Hydrolytic degradation and biomineralization of amine-cured epoxy resin based on glycidate

Abstract

Amine-cured epoxy resins bearing ester moieties were synthesized, and their properties, hydrolytic degradation behavior, and biomineralization were investigated. Neopentyl glycol diglycidate (NPG) was used as the epoxide and was cured with diethylenetriamine (DETA) and isophoronediamine (IPD) at different ratios. The glass transition temperatures were controlled using the composition of DETA and IPD. The cured materials containing IPD units were tolerant to neutral water but were degraded under acidic and basic conditions. Degradation in the presence of lipase also proceeded in phosphate buffer, while degradation proceeded gradually in the absence of lipase.
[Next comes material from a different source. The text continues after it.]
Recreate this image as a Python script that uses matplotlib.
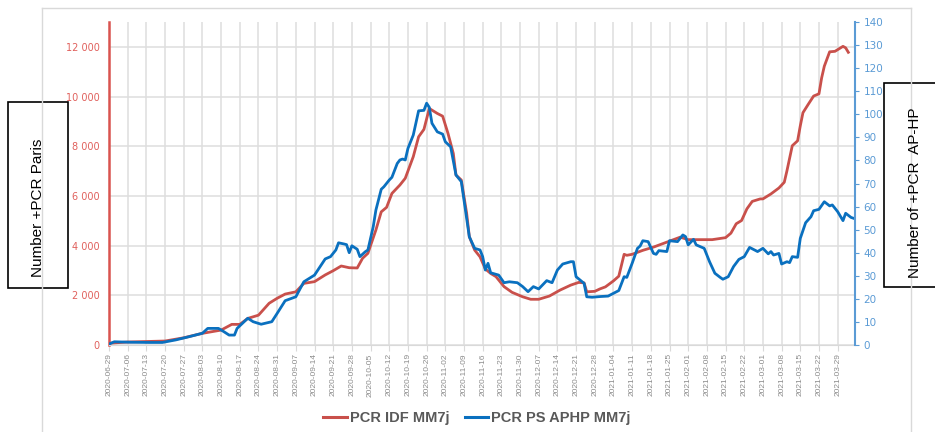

To demonstrate their potential application as degradable biomedical materials for bone and dental repair, composites containing hydroxyapatite (HA) were prepared by curing NPG and the amines in the presence of HA. Biological bone-like apatite was grown on an NPG-IPD-HA composite by immersion in synthetic biofluid, and the amount of bone-like apatite was greater than that on the glycidyl ether analog. Amine-cured epoxy resins bearing ester moieties were synthesized, and their properties, hydrolytic degradation behavior, and biomineralization were investigated. Neopentyl glycol diglycidate (NPG) was used as the epoxide and was cured with diethylenetriamine and isophoronediamine at different ratios. The Tgs and degradability were controlled using the composition of amines. To demonstrate their potential application as degradable materials for bone and dental repair, composites containing hydroxyapatite were prepared by curing NPG and the amines in the presence of HA. Bone-like apatite was grown on a composite by immersion in synthetic biofluid.